KE: Ah, lovely. Peaceful, fantastic. Gets me right here. Well, no, perhaps a bit higher, just here. Fastastic. John Lennon and Paul McCartney. I think that Paul composed that one all by himself, it sounds like one of his, doesn't it? Very peaceful. Anyway, that's called "She's Leaving Home." A word about the FANTASTIC album. Yes, friends, this is the most expensive album ever produced by any manufacturer I would venture to say because not only inside does it have the album, it also has the words of every track on the back. And it's a double feature album, which has a free paper moustache, a badge, and a picture of Sgt. Pepper, no less. Excuse me.

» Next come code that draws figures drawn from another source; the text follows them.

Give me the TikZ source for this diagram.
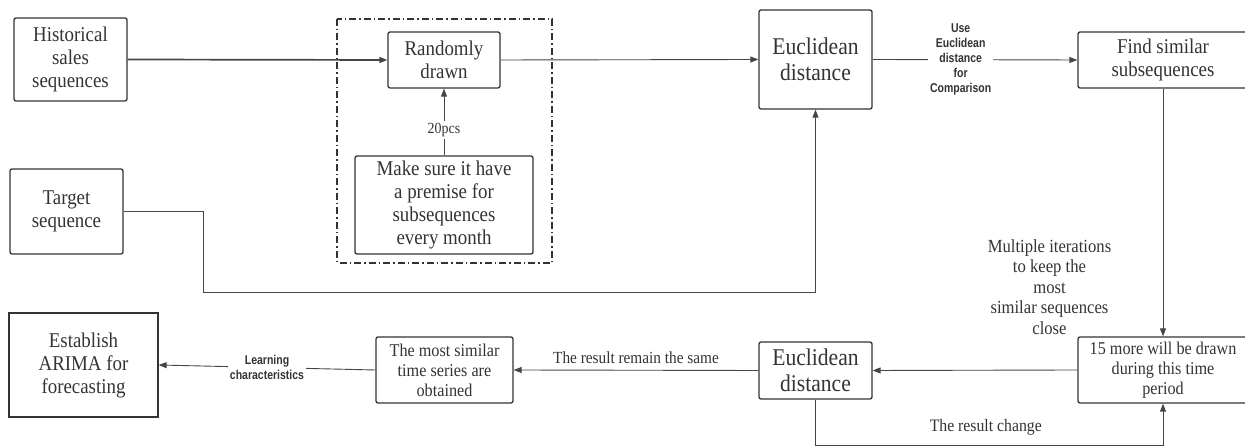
\documentclass[tikz,border=0pt]{standalone}
\usepackage{fontspec}
\setmainfont{Liberation Serif}[FakeStretch=0.9]
\newfontfamily\labfont{Liberation Sans}[FakeStretch=0.82]
\usepackage{tikz}
\usetikzlibrary{arrows.meta}

\definecolor{ink}{HTML}{333333}
\definecolor{wire}{HTML}{454545}

\begin{document}
\begin{tikzpicture}[x=1pt,y=1pt,
	box/.style={draw=ink,line width=1.3pt,rounded corners=2pt,inner sep=0pt,align=center,text=ink,font=\fontsize{21}{23}\selectfont},
	bigbox/.style={box,font=\fontsize{24}{25.5}\selectfont},
	smallbox/.style={box,font=\fontsize{18}{20}\selectfont},
	arr/.style={draw=wire,line width=0.9pt,-{Triangle[length=8pt,width=6pt]}},
	lab/.style={text=ink,align=center,font=\fontsize{18.5}{20.5}\selectfont},
	sans/.style={text=ink,align=center,fill=white,inner sep=2pt,font=\labfont\bfseries\fontsize{12.8}{15}\selectfont}]
\useasboundingbox (0,0) rectangle (1245,446);

%boxes
\node[box,minimum width=113pt,minimum height=83pt] (hist) at (70.5,386.5) {Historical\\sales\\sequences};
\node[box,minimum width=113pt,minimum height=85pt] (target) at (66.5,234.5) {Target\\sequence};
\node[box,minimum width=112pt,minimum height=56pt] (rand) at (444,386) {Randomly\\drawn};
\node[box,minimum width=178pt,minimum height=98pt] (sure) at (444,241) {Make sure it have\\a premise for\\subsequences\\every month};
\node[bigbox,minimum width=113pt,minimum height=99pt] (euc1) at (815.5,386.5) {Euclidean\\distance};
\node[box,minimum width=170pt,minimum height=56pt] (find) at (1163,386) {Find similar\\subsequences};
\node[smallbox,minimum width=170pt,minimum height=66pt] (more) at (1163,76) {15 more will be drawn\\during this time\\period};
\node[bigbox,minimum width=113pt,minimum height=57pt] (euc2) at (815.5,75.5) {Euclidean\\distance};
\node[smallbox,minimum width=137pt,minimum height=66pt] (similar) at (444.5,76) {The most similar\\time series are\\obtained};
\node[box,rounded corners=0pt,minimum width=149pt,minimum height=104pt] (arima) at (83.5,81) {Establish\\ARIMA for\\forecasting};

%frame
\draw[ink,line width=1.1pt,dash pattern=on 7pt off 3pt on 1.5pt off 3pt] (337,427) rectangle (552,183);

%turning points
\coordinate (tgtlow) at (203,154);
\coordinate (chg) at (0,1);

%edges
\draw[arr,line width=1.7pt] (hist.east) -- (rand.west);
\draw[arr] (sure.north) -- (rand.south) node[pos=0.38,fill=white,inner sep=2pt,text=ink,font=\fontsize{15.5}{17}\selectfont] {20pcs};
\draw[arr] (rand.east) -- (euc1.west);
\draw[arr] (target.east) -| (tgtlow) -| (euc1.south);
\draw[arr] (euc1.east) -- (find.west) node[pos=0.43,sans] {Use\\Euclidean\\distance\\for\\Comparison};
\draw[arr] (find.south) -- (more.north) node[pos=0.8,lab,anchor=east,xshift=-48pt] {Multiple iterations\\to keep the\\most\\similar sequences\\close};
\draw[arr] (more.west) -- (euc2.east);
\draw[arr] (euc2.west) -- (similar.east) node[midway,lab,above=3pt,font=\fontsize{17}{18}\selectfont] {The result remain the same};
\draw[arr] (euc2.south) -- (euc2.south |- chg) -| (more.south) node[pos=0.245,lab,above=6pt,font=\fontsize{17.5}{18}\selectfont] {The result change};
\draw[arr] (similar.west) -- (arima.east) node[midway,sans] {Learning\\characteristics};
\end{tikzpicture}
\end{document}
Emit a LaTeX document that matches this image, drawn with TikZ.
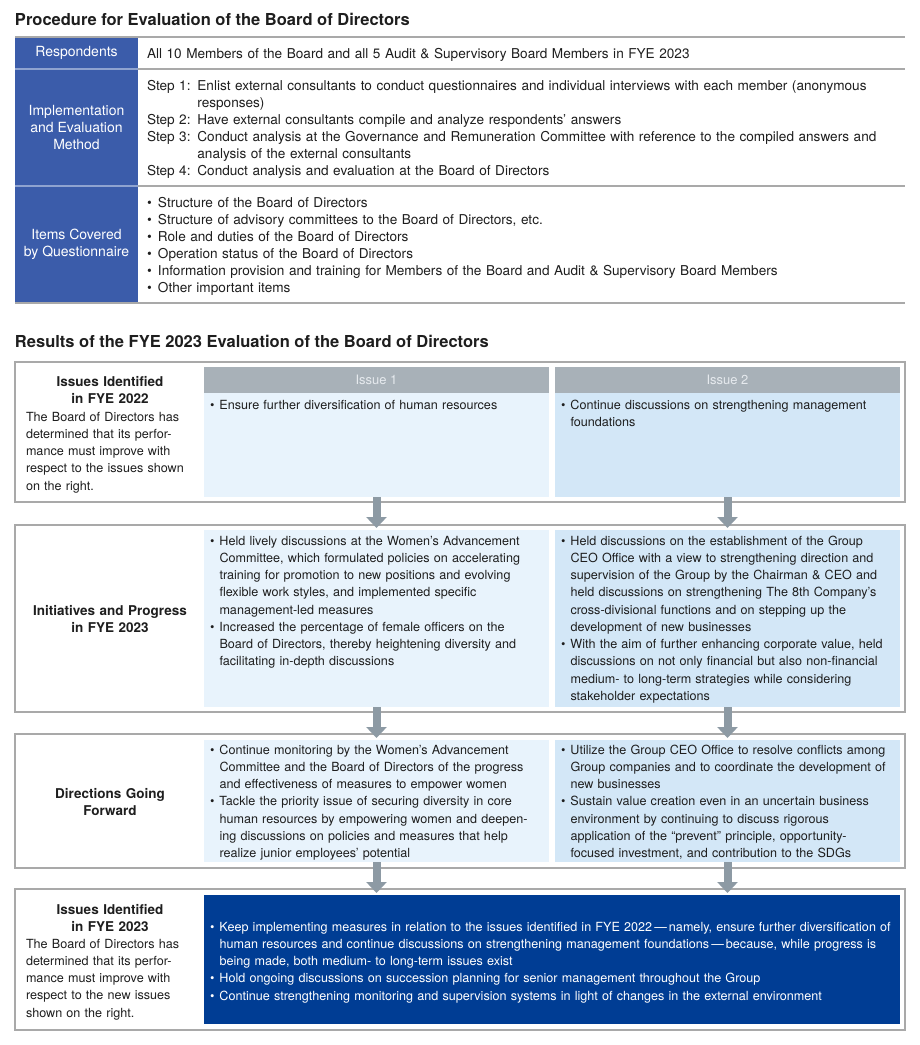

This next one's called "Lovely Rita" and it's sung by Paul McCartney. Pay special attention to the drums.


KE: Yes, leave it. Lovely. John Lennon in the background, Paul McCartney in the foreground. Meter maid, which is an American expression for one of those ladies, one of those diabolical people, who goes around putting tickets all over your car.


KE: Do you like to have a lot of people in the studio when you're recording, or do you like to do it completely alone?

PM: It doesn't matter, we had a lot of people on some of the tracks, and sometimes we use them, you know, ask them to clap and that. Depends if it's good people, who don't hassle anyone and don't try and mess a session up, then it's great, you know, because it's company, good company.

KE: I hear you had the Rolling Stones in a session.

PM: They came down, because we had a lot of people there, you know, because it was a big session and we wanted to make a happening happen. And it happened.


KE: Paul talking about people gathering around them while they were recording the album. Now, we have two tracks to go. This one is called "Getting Better."


KE: Yes, Beatles and "Getting Better," that one sung by Paul McCartney. Superb. And for all those haters of special effects, that's a completely dry run for you, none on that one. Okay, one track to go now, and a very special one it is too. Oh, we've had everything on this programme, Chris Denning, Kenny Everett, Beatles. The only thing we haven't had is chickens.

[chicken sound]

KE: I beg your pardon?


KE: Yes, very good, very good, very good. Fade, fade, fade. Well, that was the last track, friends. Just a little bit more music before we leave and a word from Paul McCartney.

PM: This is James Paul McCartney, Upper 5 B, saying that Kenny Everett is just about one of the finest disc jockeys in the world, as disc jockeys go, aren't you Kenny?

KE: Oh, you're lovely. Yes.


KE: I don't think ever in my experience as a disc jockey I've ever heard a sound as beautiful and superb as this new album. It's an achievement of our modern age of genius, an advancement in the recording technique, the Beatles!

PM: I'd just like to say, thank you.